Wo eine übergeordnete Vision als Klammer per Definition fehlt, ist es schwer, Sinn im Projekt beim Kunden zu erfahren. Wo der einzige Maßstab und auch das vorrangig incentivierte Ziel die Auslastung der Mitarbeiter ist, stellt sich nur schwer Zusammenhalt und Kooperation ein. Wo aus Gründen dieser Auslastung die Projekte beliebig sind, wird soziale Entwurzelung billigend in Kauf genommen. All das ist keine Übertreibung, sondern trauriger Alltag bei zahlreichen Unternehmen in der IT-Dienstleistung und anderen Unternehmen der Dienstleistungs- und Beratungsbranche.
Vor diesem Hintergrund verwundern die Ergebnisse des Forschungsprojekts DIWA-IT nicht wirklich. „Von den 331 Befragten in allen beteiligten Firmen können laut eigener Aussage nur 29 Prozent nach der Arbeit problemlos abschalten. Dass sie ihre Arbeit auf Dauer durchhalten, glauben nur 37 Prozent der IT-Experten. Beide Werte haben sich im Vergleich zu Befragungen 2001 und 2005 deutlich verschlechtert.“, heißt es in der Süddeutschen Zeitung. Allein die Tatsache, dass die meisten Mitarbeiter jung in diesen Dienstleistungsunternehmen anfangen und dann häufig nach einigen Jahren zu Kunden wechseln, verhindert meiner Meinung nach hier größeren Leidensdruck.
Als dienstleistungsorientiertes Unternehmen kann man dieses Muster nun als systemimmanent betrachten, weiterhin als Durchlauferhitzer arbeiten und am systematischen Verschleiß gutes Geld verdienen.

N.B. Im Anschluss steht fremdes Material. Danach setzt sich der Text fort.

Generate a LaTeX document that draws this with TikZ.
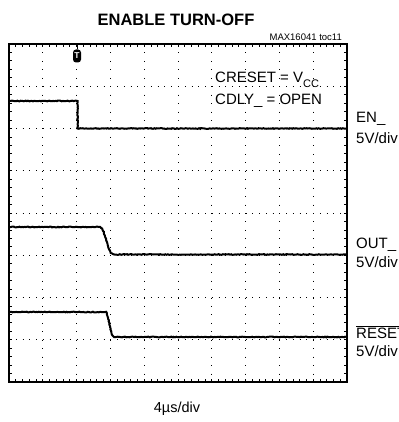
\documentclass[tikz,border=0pt]{standalone}
\usepackage{fontspec}
\setmainfont{Liberation Sans}
\usetikzlibrary{decorations.pathmorphing}
\tikzset{
  trace/.style={line width=2pt, decorate,
    decoration={random steps, segment length=1.2pt, amplitude=0.35pt}},
  vdots/.style={line width=0.9pt, dash pattern=on 0.9pt off 7.55pt},
  hdots/.style={line width=0.9pt, dash pattern=on 0.9pt off 5.86pt},
  lab/.style={anchor=base west, inner sep=0pt, font=\fontsize{15}{17}\selectfont},
}
\begin{document}
\begin{tikzpicture}[x=1pt,y=-1pt]
\useasboundingbox (0,0) rectangle (398,422);
% graticule
\foreach \i in {1,...,9}
  \draw[vdots] (9+\i*33.8,44) -- (9+\i*33.8,382);
\foreach \j in {1,...,7}
  \draw[hdots] (9,44+\j*42.25) -- (347,44+\j*42.25);
\foreach \k in {1,...,49}{
  \draw[line width=0.8pt] (9+\k*6.76,44) -- ++(0,3);
  \draw[line width=0.8pt] (9+\k*6.76,382) -- ++(0,-3);
}
\foreach \k in {1,...,39}{
  \draw[line width=0.8pt] (9,44+\k*8.45) -- ++(3,0);
  \draw[line width=0.8pt] (347,44+\k*8.45) -- ++(-3,0);
}
\draw[line width=2.2pt] (9,44) rectangle (347,382);
% traces
\draw[trace] (10,101) -- (77.6,101) -- (77.6,128.5) -- (346,128.5);
\draw[trace] (10,227) -- (99,227) .. controls (103,227) and (105,236) .. (108,246)
  .. controls (110,252) and (111,254) .. (115,254.5) -- (346,254.5);
\draw[trace] (10,312) -- (105,312) .. controls (107,312) and (108,318) .. (110,326)
  .. controls (111.5,333) and (112,337) .. (115,337) -- (346,337);
% trigger mark
\node[fill=black, text=white, rounded corners=3pt, minimum width=8pt,
  minimum height=13pt, inner sep=0pt, font=\fontsize{8.5}{8.5}\selectfont\bfseries]
  (trig) at (77,56) {T};
\draw[line width=1pt] (77,44) -- (trig.north);
% texts
\node[font=\fontsize{16.5}{18}\selectfont\bfseries] (title) at (176,19.5) {ENABLE TURN-OFF};
\node[anchor=east, inner sep=0pt, font=\fontsize{9.5}{11}\selectfont] (toc) at (342,37.5) {MAX16041 toc11};
\node[lab] (creset) at (215,83) {CRESET = V\raisebox{-0.28em}{\fontsize{11}{11}\selectfont CC}};
\node[lab] (cdly) at (215,105) {CDLY\_ = OPEN};
\node[lab] (en) at (356,122.5) {EN\_};
\node[lab] (enscale) at (356,143.5) {5V/div};
\node[lab] (out) at (356,248) {OUT\_};
\node[lab] (outscale) at (356,267) {5V/div};
\node[lab] (rst) at (356,338) {$\overline{\mbox{RESET}}$};
\node[lab] (rstscale) at (356,356) {5V/div};
\node[font=\fontsize{14.5}{16}\selectfont] (tdiv) at (177,409) {4µs/div};
\end{tikzpicture}
\end{document}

In Hinblick auf den demographischen Wandel und den damit einhergehenden Mangel an Fachkräften erscheint es aber doch ratsam, sich auf seine soziale Verantwortung zu besinnen und über geeignete Maßnahmen nachzudenken.

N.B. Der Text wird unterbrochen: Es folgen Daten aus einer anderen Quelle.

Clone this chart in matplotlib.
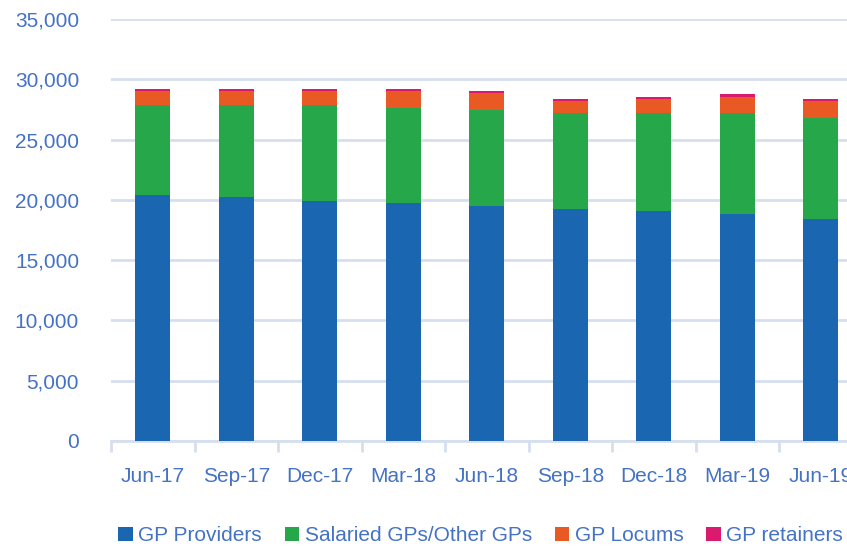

Folgt man der schlüssigen Argumentation des Buches „Die Burnout-Lüge“ der Autorin und Ärztin Martina Leibovici-Mühlberger dann ergeben sich zwei Spannungsfelder in denen als Maßnahme die Prioritäten neu zu sortieren sein werden. Erstens Kooperation und Teilhabe versus Konkurrenz und Individualisierung und zweitens Sinn und eigener Beitrag versus Beliebigkeit und Austauschbarkeit. Generell gilt: je stärker die Kultur von Konkurrenz und Individualisierung geprägt ist und je beliebiger und damit sinnfreier die Projekte gewählt werden, desto höher wird das Gefährdungspotential ausfallen.

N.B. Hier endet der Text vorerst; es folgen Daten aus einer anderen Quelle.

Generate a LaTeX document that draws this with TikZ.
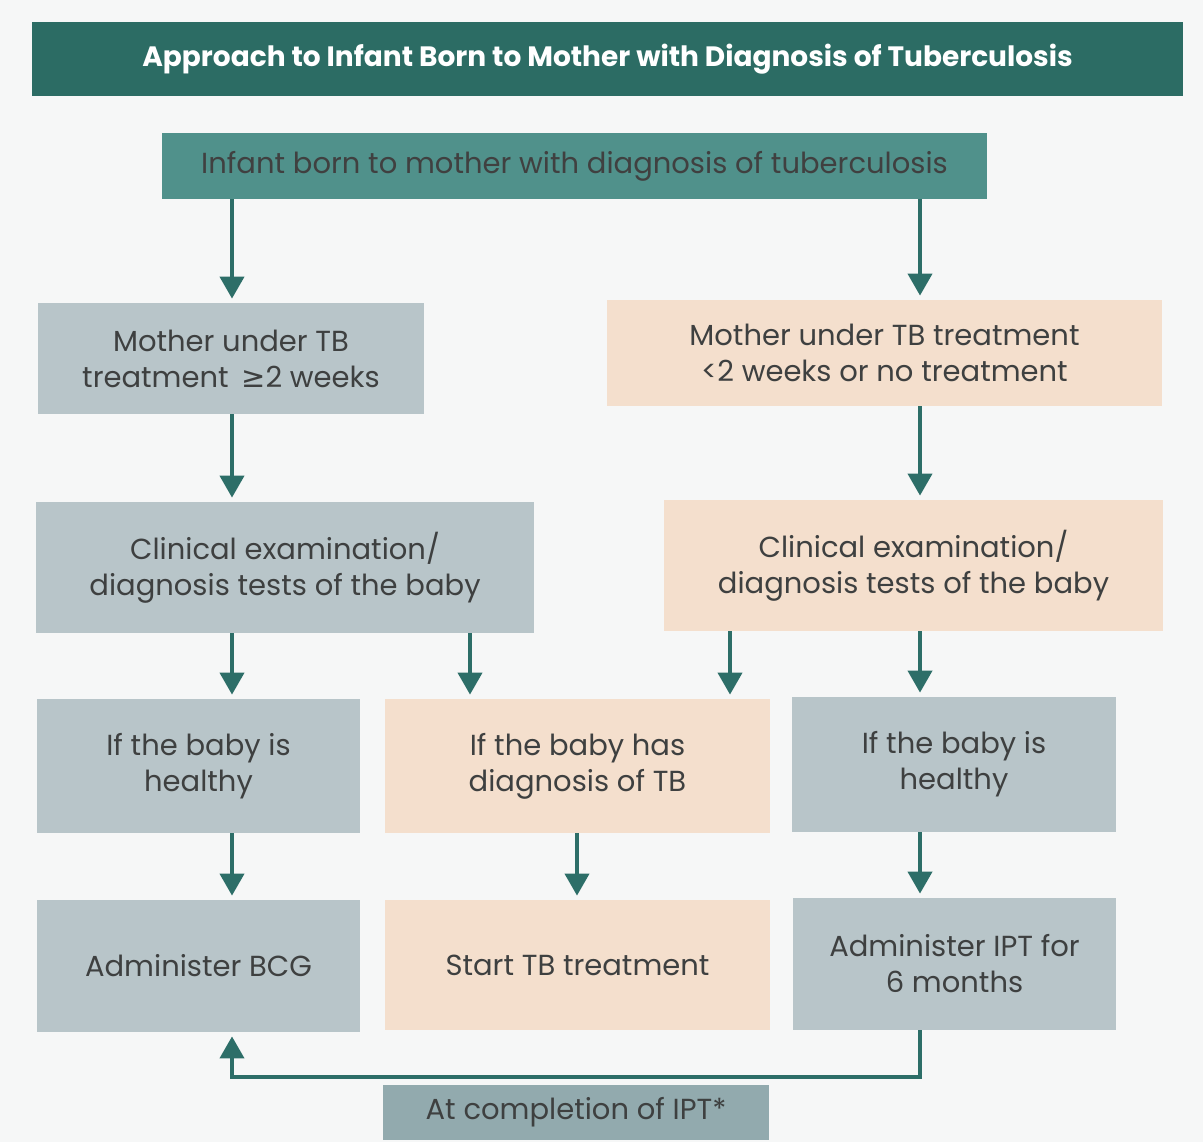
\documentclass[tikz,border=0pt]{standalone}
\usepackage{fontspec}
\setmainfont{Poppins}
\newfontfamily\symfont{DejaVu Sans}
\usepackage{xcolor}
\usepackage{tikz}
\usetikzlibrary{arrows.meta, positioning, calc}
\definecolor{titleteal}{RGB}{44, 108, 100}
\definecolor{topteal}{RGB}{80, 145, 139}
\definecolor{arrowteal}{RGB}{45, 110, 104}
\definecolor{greyblue}{RGB}{184, 197, 201}
\definecolor{peach}{RGB}{244, 223, 205}
\definecolor{labelgrey}{RGB}{146, 170, 174}
\definecolor{paper}{RGB}{246, 247, 247}
\definecolor{inkgrey}{RGB}{62, 64, 64}

\tikzset{
  box/.style={rectangle, inner sep=0pt, align=center, text=inkgrey,
    font=\fontsize{14.5}{18}\selectfont},
  bluebox/.style={box, fill=greyblue},
  peachbox/.style={box, fill=peach},
  arr/.style={-{Triangle[width=12pt, length=11pt]}, line width=2pt, arrowteal, shorten >=2pt}
}

\begin{document}
\begin{tikzpicture}[x=0.5pt, y=-0.5pt]

  \fill[paper] (0,0) rectangle (1203,1142);
  \useasboundingbox (0,0) rectangle (1203,1142);

  \node[box, fill=titleteal, text=white, minimum width=575.5pt, minimum height=37pt,
    font=\fontsize{14}{16}\selectfont\bfseries] (title) at (607.5,59)
    {Approach to Infant Born to Mother with Diagnosis of Tuberculosis};

  \node[box, fill=topteal, text=black!75, minimum width=412.5pt, minimum height=33pt] (infant) at (574.5,166)
    {Infant born to mother with diagnosis of tuberculosis};

  % mother under treatment
  \node[bluebox, minimum width=193pt, minimum height=55.5pt] (motherL) at (231,358.5)
    {Mother under TB\\treatment \,{\symfont ≥}2 weeks};
  \node[peachbox, minimum width=277.5pt, minimum height=53pt] (motherR) at (884.5,353)
    {Mother under TB treatment\\<2 weeks or no treatment};

  % clinical examination
  \node[bluebox, minimum width=249pt, minimum height=65.5pt] (clinL) at (285,567.5)
    {Clinical examination/\\diagnosis tests of the baby};
  \node[peachbox, minimum width=249.5pt, minimum height=65.5pt] (clinR) at (913.5,565.5)
    {Clinical examination/\\diagnosis tests of the baby};

  % baby status
  \node[bluebox, minimum width=161.5pt, minimum height=67pt] (healthyL) at (198.5,766)
    {If the baby is\\healthy};
  \node[peachbox, minimum width=192.5pt, minimum height=67pt] (hasTB) at (577.5,766)
    {If the baby has\\diagnosis of TB};
  \node[bluebox, minimum width=162pt, minimum height=67.5pt] (healthyR) at (954,764.5)
    {If the baby is\\healthy};

  % actions
  \node[bluebox, minimum width=161.5pt, minimum height=66pt] (bcg) at (198.5,966)
    {Administer BCG};
  \node[peachbox, minimum width=192.5pt, minimum height=65pt] (treat) at (577.5,965)
    {Start TB treatment};
  \node[bluebox, minimum width=161.5pt, minimum height=66pt] (ipt) at (954.5,964)
    {Administer IPT for\\6 months};

  \node[box, fill=labelgrey, minimum width=193pt, minimum height=27.5pt] (done) at (576,1112.5)
    {At completion of IPT*};

  \coordinate (colL) at (232,0);
  \coordinate (colM) at (470,0);
  \coordinate (colN) at (577,0);
  \coordinate (colO) at (730,0);
  \coordinate (colR) at (920,0);
  \coordinate (loop) at (0,1077);

  \foreach \from/\to/\col in {infant/motherL/colL, infant/motherR/colR,
      motherL/clinL/colL, motherR/clinR/colR,
      clinL/healthyL/colL, clinL/hasTB/colM, clinR/hasTB/colO, clinR/healthyR/colR,
      healthyL/bcg/colL, hasTB/treat/colN, healthyR/ipt/colR} {
    \draw[arr] (\from.south -| \col) -- (\to.north -| \col);
  }

  \draw[arr] (ipt.south -| colR) -- (loop -| colR) -- (loop -| colL) -- (bcg.south -| colL);

\end{tikzpicture}
\end{document}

Umgekehrt würde ein verantwortlich handelndes Dienstleistungsunternehmen dafür sorgen, dass erstens vornehmlich ein Geist der Kooperation herrscht, so dass man sich gegenseitig bei Problemen und Engpässen unbürokratisch helfen darf und tatsächlich kollegial hilft. Und zweitens würde ein solches Unternehmen die richtigen Projekte machen, nämlich Projekte die den Mitarbeitern mehr bedeuten als nur Auslastung und Entlohnung. Zugegeben: ziemlich idealistisch und sicherlich eine ferne Vision, aber für mich ist die Richtung damit klar.